- The Department of Water and Sanitation will ensure it recovers looted money from officials, even if they resign ahead of disciplinary proceedings.
- MPs were concerned about corruption at the department, as its R111-billion budget was tabled.
- Minister Senzo Mchunu shared this concern and promised that no investigation would be swept under the carpet.
Water and Sanitation Minister Senzo Mchunu has promised to recover money that was looted from the department, even if the looters resign before disciplinary proceedings against them are started.
Mchunu tabled his department's and the Water Trading Entity's combined budget of R111.256 billion over the medium-term expenditure framework in a hybrid mini-plenary of the National Assembly on Friday.
This consists of allocations of R34.976 billion, R37.331 billion, and R38.958 billion in the 2022-23, 2023-24, and 2024-25 financial years, respectively.
The department has been bled dry by corruption, so much so that Mchunu expressed his discomfort with the number of graft investigations at the department in March.

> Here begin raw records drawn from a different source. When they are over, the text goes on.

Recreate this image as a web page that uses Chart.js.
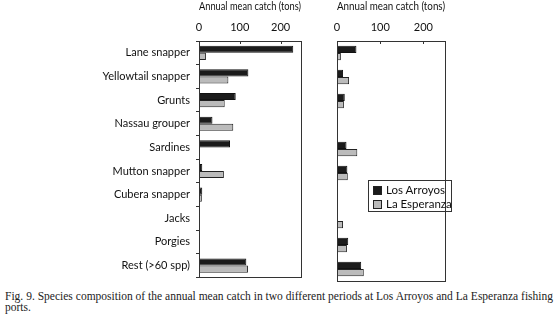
<!DOCTYPE html>
<html>
<head>
  <title>Annual mean catch</title>
  <script src="https://cdn.jsdelivr.net/npm/chart.js"></script>
  <style>
    body { margin: 0; background: #fff; width: 558px; height: 330px; position: relative; overflow: hidden; }
    .panel { position: absolute; top: 0; height: 290px; }
    #legend { position: absolute; left: 368px; top: 180px; width: 84px; height: 32px; border: 1px solid #333;
      font: 11.5px Lato, sans-serif; color: #111; box-sizing: border-box; padding: 2px 0 0 4px; }
    #legend div { height: 14px; line-height: 14px; white-space: nowrap; }
    #legend span { display: inline-block; width: 7px; height: 7px; border: 1px solid #222; margin-right: 4px; vertical-align: -1px; }
    .cap { position: absolute; left: 5px; width: 548px; font: 11.5px "Liberation Serif", serif; color: #222; }
  </style>
</head>
<body>
  <div class="panel" style="left:0;width:312px"><canvas id="leftChart"></canvas></div>
  <div class="panel" style="left:320px;width:140px"><canvas id="rightChart"></canvas></div>
  <div id="legend"></div>
  <div class="cap" style="top:290px;text-align:justify;text-align-last:justify">Fig. 9. Species composition of the annual mean catch in two different periods at Los Arroyos and La Esperanza fishing</div>
  <div class="cap" style="top:301px">ports.</div>

  <script>
    // species, top to bottom
    const categories = ['Lane snapper', 'Yellowtail snapper', 'Grunts', 'Nassau grouper', 'Sardines',
      'Mutton snapper', 'Cubera snapper', 'Jacks', 'Porgies', 'Rest (>60 spp)'];
    const seriesNames = ['Los Arroyos', 'La Esperanza'];

    // first period (left panel)
    const leftArroyos = [231, 121, 90, 33, 76, 8, 8, 2, null, 116];
    const leftEsperanza = [17, 72, 63, 84, null, 61, 7, null, null, 120];
    // second period (right panel)
    const rightArroyos = [45, 14, 18, null, 22, 24, null, 2, 26, 56];
    const rightEsperanza = [9, 28, 16, null, 47, 25, null, 14, 23, 62];

    const tickValues = [0, 100, 200];
    const axisTitle = 'Annual mean catch (tons)';
    const colors = ['#1b1b1b', '#bbbbbb'];

    const font = { family: 'Lato, sans-serif', size: 11 };

    // box round the plot + short inward ticks on the top axis
    const framePlugin = {
      id: 'frame',
      afterDraw(chart) {
        const a = chart.chartArea, c = chart.ctx, x = chart.scales.x;
        c.save();
        c.strokeStyle = '#333';
        c.lineWidth = 1;
        c.strokeRect(Math.round(a.left) + 0.5, Math.round(a.top) + 0.5, Math.round(a.right - a.left), Math.round(a.bottom - a.top));
        c.beginPath();
        tickValues.slice(1).forEach(v => {
          const px = Math.round(x.getPixelForValue(v)) + 0.5;
          c.moveTo(px, a.top);
          c.lineTo(px, a.top + 3);
        });
        c.stroke();
        c.restore();
      }
    };

    function makeChart(id, a, b, yWidth, padRight, showLabels) {
      return new Chart(document.getElementById(id), {
        type: 'bar',
        data: {
          labels: categories,
          datasets: [
            { label: seriesNames[0], data: a, backgroundColor: colors[0], borderColor: '#111', borderWidth: 1 },
            { label: seriesNames[1], data: b, backgroundColor: colors[1], borderColor: '#222', borderWidth: 1 }
          ]
        },
        options: {
          indexAxis: 'y',
          responsive: true,
          maintainAspectRatio: false,
          animation: false,
          layout: { padding: { left: 0, right: padRight, top: 0, bottom: 9 } },
          datasets: { bar: { barPercentage: 1, categoryPercentage: 0.6, borderSkipped: false } },
          plugins: { legend: { display: false }, tooltip: { enabled: false } },
          scales: {
            x: {
              position: 'top',
              min: 0,
              max: 250,
              afterBuildTicks: s => { s.ticks = tickValues.map(v => ({ value: v })); },
              afterFit: s => { s.height = 41; },
              grid: { display: false, drawTicks: false },
              border: { display: false },
              ticks: { padding: 7, color: '#111', font: font, maxRotation: 0 },
              title: { display: true, text: axisTitle, color: '#111', font: font, padding: 0 }
            },
            y: {
              afterFit: s => { s.width = yWidth; },
              grid: { display: showLabels, drawOnChartArea: false, tickLength: 3, color: '#333' },
              border: { display: false },
              ticks: { display: showLabels, padding: 6, color: '#111', font: font }
            }
          }
        },
        plugins: [framePlugin]
      });
    }

    makeChart('leftChart', leftArroyos, leftEsperanza, 199, 11, true);
    makeChart('rightChart', rightArroyos, rightEsperanza, 17, 15, false);

    // legend box inside the right panel
    document.getElementById('legend').innerHTML = seriesNames
      .map((n, i) => `<div><span style="background:${colors[i]}"></span>${n}</div>`).join('');
  </script>
</body>
</html>
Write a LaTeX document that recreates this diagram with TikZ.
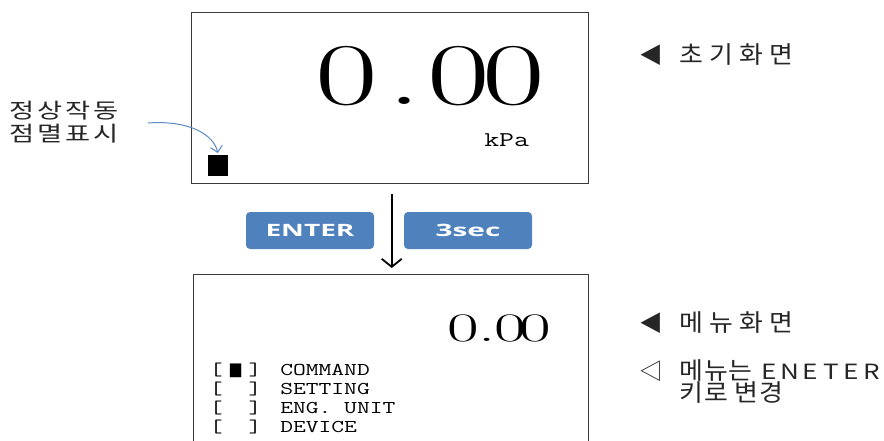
\documentclass[tikz,border=0pt]{standalone}
\usepackage{fontspec}
\usepackage{graphicx}
\usetikzlibrary{arrows.meta}
\newfontfamily\krfont{Noto Sans CJK KR}
\newfontfamily\btnfont{Open Sans}
\newfontfamily\symfont{DejaVu Sans}
\newfontfamily\dispfont{lmroman17-regular.otf}
\newcommand\kc[1]{\makebox[23.1pt][c]{#1}}
\newcommand\kw[1]{\makebox[27.8pt][c]{#1}}
\newcommand\kq[1]{\makebox[21.5pt][c]{#1}}
\newcommand\kl[1]{\makebox[19pt][c]{\scalebox{1.15}[1]{\fontsize{21}{22}\selectfont #1}}}
\newcommand\kt[1]{\makebox[36.2pt][l]{\fontsize{22}{22}\selectfont #1}}
\newcommand\kT[1]{\makebox[33.9pt][l]{\fontsize{22}{22}\selectfont #1}}
\newcommand\dg[1]{\makebox[0pt][c]{#1}}
\definecolor{btnblue}{HTML}{4F81BD}
\definecolor{boxgray}{HTML}{3A3A3A}
\definecolor{curveblue}{HTML}{5B8AC4}
\tikzset{
  lcd/.style={draw=boxgray, line width=1.4pt, inner sep=0pt},
  krlabel/.style={inner sep=0pt, anchor=base west, xscale=1.08, text=black!85,
    font=\krfont\fontsize{24}{22}\selectfont, align=left},
  mono/.style={inner sep=0pt, anchor=base west, xscale=1.38,
    font=\ttfamily\fontsize{18}{19}\selectfont},
  btnbox/.style={fill=btnblue, rounded corners=4pt, minimum width=128pt,
    minimum height=37pt, inner sep=0pt, text=white,
    font=\btnfont\bfseries\fontsize{17}{17}\selectfont},
  bigdigits/.style={inner sep=0pt, anchor=base west}
}
\begin{document}
\begin{tikzpicture}[x=1pt,y=-1pt]
\clip (0,0) rectangle (884,441);
\fill[white] (0,0) rectangle (884,441);

% initial screen
\node[lcd, minimum width=397pt, minimum height=171pt, anchor=north west] (top) at (191,12) {};
\node[bigdigits, xscale=1.55, font=\dispfont\fontsize{88}{88}\selectfont] (val) at (346,105)
  {\dg{0}\kern37.4pt\dg{.}\kern35.2pt\dg{0}\kern35.5pt\dg{0}};
\node[mono, font=\ttfamily\fontsize{21}{21}\selectfont] (unit) at (484,147) {kPa};
\node[fill=black, minimum width=20pt, minimum height=21pt, inner sep=0pt, anchor=north west] (ind) at (208,155) {};

% status label and curved arrow
\node[inner sep=0pt, anchor=base west, xscale=1.3, text=black!85, align=left,
  font=\krfont\fontsize{21}{23}\selectfont] (status) at (8,142)
  {\kq{정}\kq{상}\kq{작}\kq{동}\\\kq{점}\kq{멸}\kq{표}\kq{시}};
\coordinate (cs) at (148,123);
\draw[curveblue, line width=1pt, -{Straight Barb[length=6pt,width=12pt]}, shorten >=2pt]
  (cs) .. controls (190,120) and (214,135) .. (ind.north);

% transition
\node[btnbox] (enter) at (310,230.5) {\scalebox{1.65}[1]{ENTER}};
\node[btnbox] (sec) at (468,230.5) {\scalebox{1.75}[1]{3sec}};
\draw[line width=1.8pt, -{Straight Barb[length=8pt,width=20pt]}, shorten <=10pt, shorten >=6pt]
  ([xshift=1.5pt]top.south) -- ([xshift=1.5pt]top.south |- 0,274);

% menu screen
\node[lcd, minimum width=395pt, minimum height=200pt, anchor=north west] (menu) at (193,274) {};
\node[bigdigits, xscale=1.7, font=\dispfont\fontsize{40.5}{40.5}\selectfont] (mval) at (462.5,341)
  {\dg{0}\kern14.41pt\dg{.}\kern13.53pt\dg{0}\kern14.71pt\dg{0}};
\node[mono] (b1) at (209.5,375) {[\makebox[18.9pt]{\scalebox{0.6}[1]{\symfont ■}}]};
\node[mono] (b2) at (209.5,394) {[\makebox[18.9pt]{}]};
\node[mono] (b3) at (209.5,413) {[\makebox[18.9pt]{}]};
\node[mono] (b4) at (209.5,432) {[\makebox[18.9pt]{}]};
\node[mono] (m1) at (280,375) {COMMAND};
\node[mono] (m2) at (280,394) {SETTING};
\node[mono] (m3) at (280,413) {ENG. UNIT};
\node[mono] (m4) at (280,432) {DEVICE};

% right notes
\node[krlabel] (l1) at (639.2,64) {\kT{◀ }\kw{초}\kw{기}\kw{화}\kw{면}};
\node[krlabel] (l2) at (639.2,331) {\kT{◀ }\kw{메}\kw{뉴}\kw{화}\kw{면}};
\node[krlabel] (l3) at (639.2,401)
  {\kt{◁ }\kc{메}\kc{뉴}\kc{는} \kl{E}\kl{N}\kl{E}\kl{T}\kl{E}\kl{R}\\\kt{}\kc{키}\kc{로} \kc{변}\kc{경}};
\end{tikzpicture}
\end{document}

It was thus no surprise that corruption received much attention during the debate.
"South Africans continue to suffer without water, not because of drought, but because of corruption and mismanagement of this ANC government," said DA MP Leon Basson.
EFF MP Mathibe Mohlala complained about the department's "lackadaisical attitude" towards those without water and sanitation services.
"We need bold action, now."
Al Jama-ah MP Ganief Hendricks said Parliament didn't do its oversight work, and that the media must help.
"If Parliament cannot deal with the water catastrophe, the fourth estate is doing South Africa proud," he said.
NFP MP Munzoor Shaik-Emam said the department had been in crisis for years due to the number of senior officials in acting positions.
"Corruption, looting, fruitless and wasteful expenditure is the order of the day," he said.
ANC MP Grace Tseke said corruption was anti-revolutionary. "It erodes trust in government. It undermines the social contract. Corruption impedes investment with consequent effects on economic growth," she said.
'We will fight corruption with all our engines'
"We, therefore, as members of the African National Congress, support Minister Mchunu and the Department of Water and Sanitation in ensuring that all those who have been fingered in acts of fraud and corruption face the might of the law of our country."
She said staff who resigned as soon as disciplinary action was taken against them should also be brought to book.
The ANC supported the Special Investigation Unit's probes at the department, Tseke said.
About Shaik-Emam's complaint about the number of acting senior officials, she acknowledged that the department was "Hollywood for many years", but that since Mchunu's appointment in August last year, the director-general, CFO, and other senior posts had been appointed.
Mchunu said his department was committed to managing its budget responsibly and effectively.
He said only one deputy director-general position remained an acting one.
Mchunu shared the MPs' corruption concerns.
"We will fight corruption with all our engines," he said. He added that responsible people, who would at all times be accountable, had been appointed.
"There is nothing to be swept under the carpet, there is nothing to be ignored. And this includes, of course, those who resign and run away. We will follow them up to the end, including in terms of what they will have in their accounts when they resign – civilly and in terms of criminally. We will follow them in that regard, follow every cent of the state and then recoup it, as we have started," Mchunu vowed.